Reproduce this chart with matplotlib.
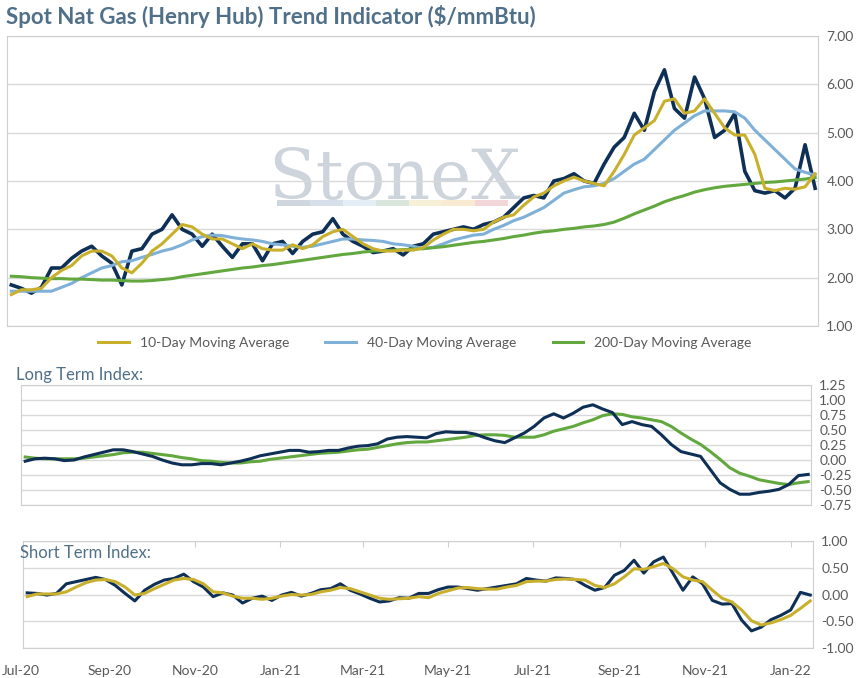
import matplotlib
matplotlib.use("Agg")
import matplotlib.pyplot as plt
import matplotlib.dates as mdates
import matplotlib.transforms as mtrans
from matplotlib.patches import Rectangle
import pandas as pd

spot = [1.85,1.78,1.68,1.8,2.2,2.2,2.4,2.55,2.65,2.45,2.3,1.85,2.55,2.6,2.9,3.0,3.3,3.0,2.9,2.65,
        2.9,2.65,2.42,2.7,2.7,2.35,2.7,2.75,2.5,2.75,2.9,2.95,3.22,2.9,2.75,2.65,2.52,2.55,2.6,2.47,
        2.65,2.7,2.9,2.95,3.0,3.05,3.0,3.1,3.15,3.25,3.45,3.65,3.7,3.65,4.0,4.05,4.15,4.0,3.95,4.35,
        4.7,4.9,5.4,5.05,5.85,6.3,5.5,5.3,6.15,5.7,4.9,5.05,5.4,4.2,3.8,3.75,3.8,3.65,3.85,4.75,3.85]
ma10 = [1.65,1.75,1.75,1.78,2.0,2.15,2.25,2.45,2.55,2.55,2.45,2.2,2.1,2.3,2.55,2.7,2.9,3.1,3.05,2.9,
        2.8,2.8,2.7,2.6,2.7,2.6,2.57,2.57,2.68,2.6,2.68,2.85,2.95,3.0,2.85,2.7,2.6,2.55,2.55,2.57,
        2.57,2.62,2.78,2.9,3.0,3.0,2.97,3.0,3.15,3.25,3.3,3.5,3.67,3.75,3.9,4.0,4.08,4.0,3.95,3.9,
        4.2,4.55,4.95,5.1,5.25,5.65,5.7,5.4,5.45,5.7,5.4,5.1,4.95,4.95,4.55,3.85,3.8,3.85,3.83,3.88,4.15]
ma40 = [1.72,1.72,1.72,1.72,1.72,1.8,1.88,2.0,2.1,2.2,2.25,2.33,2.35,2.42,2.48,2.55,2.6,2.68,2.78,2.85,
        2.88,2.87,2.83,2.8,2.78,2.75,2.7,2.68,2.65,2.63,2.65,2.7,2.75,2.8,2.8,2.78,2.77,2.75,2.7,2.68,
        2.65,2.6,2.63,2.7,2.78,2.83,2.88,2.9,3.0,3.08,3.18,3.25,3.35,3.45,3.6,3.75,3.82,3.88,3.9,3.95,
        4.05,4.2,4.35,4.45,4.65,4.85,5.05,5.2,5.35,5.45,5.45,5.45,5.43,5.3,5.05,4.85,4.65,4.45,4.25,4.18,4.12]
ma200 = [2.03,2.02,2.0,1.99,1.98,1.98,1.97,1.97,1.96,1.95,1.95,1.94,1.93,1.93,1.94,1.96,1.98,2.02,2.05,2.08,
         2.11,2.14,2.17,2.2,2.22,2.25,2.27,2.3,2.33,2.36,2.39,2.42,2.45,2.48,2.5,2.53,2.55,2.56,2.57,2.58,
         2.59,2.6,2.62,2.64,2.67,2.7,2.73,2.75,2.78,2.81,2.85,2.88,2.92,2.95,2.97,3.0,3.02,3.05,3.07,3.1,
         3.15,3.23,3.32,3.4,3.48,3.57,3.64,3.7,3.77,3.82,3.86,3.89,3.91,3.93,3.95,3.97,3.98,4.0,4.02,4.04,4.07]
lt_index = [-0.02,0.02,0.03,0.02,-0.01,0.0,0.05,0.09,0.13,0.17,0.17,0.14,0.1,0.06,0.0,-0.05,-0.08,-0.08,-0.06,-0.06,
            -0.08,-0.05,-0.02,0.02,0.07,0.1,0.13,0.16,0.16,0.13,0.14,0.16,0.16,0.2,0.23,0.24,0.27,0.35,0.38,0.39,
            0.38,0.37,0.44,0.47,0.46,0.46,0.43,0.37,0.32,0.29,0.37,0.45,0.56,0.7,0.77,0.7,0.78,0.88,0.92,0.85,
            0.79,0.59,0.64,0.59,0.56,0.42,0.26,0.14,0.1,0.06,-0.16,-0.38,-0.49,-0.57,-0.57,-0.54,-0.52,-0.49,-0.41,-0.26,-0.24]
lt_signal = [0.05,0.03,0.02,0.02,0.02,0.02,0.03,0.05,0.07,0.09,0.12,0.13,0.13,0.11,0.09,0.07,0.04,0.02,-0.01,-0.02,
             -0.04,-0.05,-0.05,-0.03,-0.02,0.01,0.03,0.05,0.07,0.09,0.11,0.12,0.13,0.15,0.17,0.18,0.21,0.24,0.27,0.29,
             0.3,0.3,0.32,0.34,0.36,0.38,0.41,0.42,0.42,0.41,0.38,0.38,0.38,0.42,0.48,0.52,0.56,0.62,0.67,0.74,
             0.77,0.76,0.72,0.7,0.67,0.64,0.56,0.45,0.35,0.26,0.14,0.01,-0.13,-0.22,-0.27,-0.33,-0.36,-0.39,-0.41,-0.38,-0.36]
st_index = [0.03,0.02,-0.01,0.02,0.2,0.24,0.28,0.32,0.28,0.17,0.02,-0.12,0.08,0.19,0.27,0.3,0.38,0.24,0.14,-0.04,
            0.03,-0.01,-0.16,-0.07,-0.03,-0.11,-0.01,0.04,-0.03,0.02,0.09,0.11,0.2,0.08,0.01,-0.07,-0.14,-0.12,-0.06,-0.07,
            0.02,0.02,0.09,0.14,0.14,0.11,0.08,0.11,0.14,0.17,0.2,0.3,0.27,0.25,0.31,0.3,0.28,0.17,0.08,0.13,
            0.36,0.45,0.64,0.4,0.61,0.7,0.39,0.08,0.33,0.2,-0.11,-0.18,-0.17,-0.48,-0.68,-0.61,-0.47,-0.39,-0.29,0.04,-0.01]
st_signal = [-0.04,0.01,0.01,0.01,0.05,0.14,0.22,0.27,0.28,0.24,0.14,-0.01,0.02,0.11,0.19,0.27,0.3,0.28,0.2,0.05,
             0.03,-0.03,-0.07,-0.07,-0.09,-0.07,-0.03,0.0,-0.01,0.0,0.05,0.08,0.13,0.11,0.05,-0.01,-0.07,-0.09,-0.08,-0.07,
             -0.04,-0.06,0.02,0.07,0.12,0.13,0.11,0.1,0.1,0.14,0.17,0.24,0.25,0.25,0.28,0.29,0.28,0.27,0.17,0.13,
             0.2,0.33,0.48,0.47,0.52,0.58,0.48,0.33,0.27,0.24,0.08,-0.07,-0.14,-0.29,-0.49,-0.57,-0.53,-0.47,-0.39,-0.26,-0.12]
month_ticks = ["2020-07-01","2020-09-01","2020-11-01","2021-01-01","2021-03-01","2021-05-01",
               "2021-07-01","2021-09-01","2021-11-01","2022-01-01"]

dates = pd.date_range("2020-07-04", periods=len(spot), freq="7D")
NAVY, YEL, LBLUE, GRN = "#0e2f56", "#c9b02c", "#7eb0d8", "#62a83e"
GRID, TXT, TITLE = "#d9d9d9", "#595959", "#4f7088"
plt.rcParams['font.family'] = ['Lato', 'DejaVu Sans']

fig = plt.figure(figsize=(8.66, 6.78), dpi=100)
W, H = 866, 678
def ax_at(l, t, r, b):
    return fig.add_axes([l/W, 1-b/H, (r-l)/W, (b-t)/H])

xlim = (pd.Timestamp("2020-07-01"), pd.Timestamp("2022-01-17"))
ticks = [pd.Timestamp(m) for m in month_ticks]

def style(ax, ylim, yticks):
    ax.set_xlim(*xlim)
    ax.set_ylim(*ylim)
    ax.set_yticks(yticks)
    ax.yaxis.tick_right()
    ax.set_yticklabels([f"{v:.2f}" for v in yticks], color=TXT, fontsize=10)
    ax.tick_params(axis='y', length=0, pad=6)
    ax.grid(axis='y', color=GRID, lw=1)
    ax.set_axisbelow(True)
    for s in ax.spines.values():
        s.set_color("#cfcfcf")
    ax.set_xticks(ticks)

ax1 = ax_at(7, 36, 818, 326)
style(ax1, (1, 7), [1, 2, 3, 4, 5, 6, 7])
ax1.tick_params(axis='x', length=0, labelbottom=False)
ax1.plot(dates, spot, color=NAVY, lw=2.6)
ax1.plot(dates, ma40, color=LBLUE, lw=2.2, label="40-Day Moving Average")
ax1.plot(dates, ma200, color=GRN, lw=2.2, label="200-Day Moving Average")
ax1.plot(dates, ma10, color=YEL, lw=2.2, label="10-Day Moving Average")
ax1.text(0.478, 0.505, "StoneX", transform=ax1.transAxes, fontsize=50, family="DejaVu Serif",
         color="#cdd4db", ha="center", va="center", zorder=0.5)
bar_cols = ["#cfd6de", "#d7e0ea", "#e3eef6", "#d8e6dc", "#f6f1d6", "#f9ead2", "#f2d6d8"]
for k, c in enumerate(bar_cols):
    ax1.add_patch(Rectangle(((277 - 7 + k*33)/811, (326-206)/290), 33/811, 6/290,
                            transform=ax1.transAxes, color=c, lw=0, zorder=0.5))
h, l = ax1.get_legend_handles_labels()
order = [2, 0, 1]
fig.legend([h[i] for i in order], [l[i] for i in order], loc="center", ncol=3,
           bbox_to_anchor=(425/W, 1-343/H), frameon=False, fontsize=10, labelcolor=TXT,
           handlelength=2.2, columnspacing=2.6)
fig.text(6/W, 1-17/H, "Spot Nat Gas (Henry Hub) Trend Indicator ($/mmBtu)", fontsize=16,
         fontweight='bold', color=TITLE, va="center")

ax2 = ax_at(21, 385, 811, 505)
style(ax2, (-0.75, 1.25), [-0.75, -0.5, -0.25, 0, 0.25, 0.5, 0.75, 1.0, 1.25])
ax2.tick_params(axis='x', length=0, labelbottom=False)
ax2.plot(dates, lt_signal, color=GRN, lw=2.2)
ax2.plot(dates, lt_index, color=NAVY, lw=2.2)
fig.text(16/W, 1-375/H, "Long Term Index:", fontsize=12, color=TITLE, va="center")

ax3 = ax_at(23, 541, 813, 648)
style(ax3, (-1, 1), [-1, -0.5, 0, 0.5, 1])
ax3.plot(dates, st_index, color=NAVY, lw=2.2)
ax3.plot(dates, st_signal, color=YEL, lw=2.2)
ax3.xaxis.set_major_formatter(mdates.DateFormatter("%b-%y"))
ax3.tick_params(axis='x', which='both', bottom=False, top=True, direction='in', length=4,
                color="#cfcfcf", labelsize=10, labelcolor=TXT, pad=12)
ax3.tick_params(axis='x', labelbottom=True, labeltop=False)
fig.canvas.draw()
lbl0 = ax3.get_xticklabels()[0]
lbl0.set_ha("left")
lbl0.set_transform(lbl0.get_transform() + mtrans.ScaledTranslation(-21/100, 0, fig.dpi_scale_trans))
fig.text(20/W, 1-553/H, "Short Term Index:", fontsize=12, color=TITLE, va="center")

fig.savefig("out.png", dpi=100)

※

> Exercise details
Output exactly the span of lines from the top of the listing through the line holding "import pandas as pd", and leave every picture out.

> Exercise solution
Reproduce this chart with matplotlib.
import matplotlib
matplotlib.use("Agg")
import matplotlib.pyplot as plt
import matplotlib.dates as mdates
import matplotlib.transforms as mtrans
from matplotlib.patches import Rectangle
import pandas as pd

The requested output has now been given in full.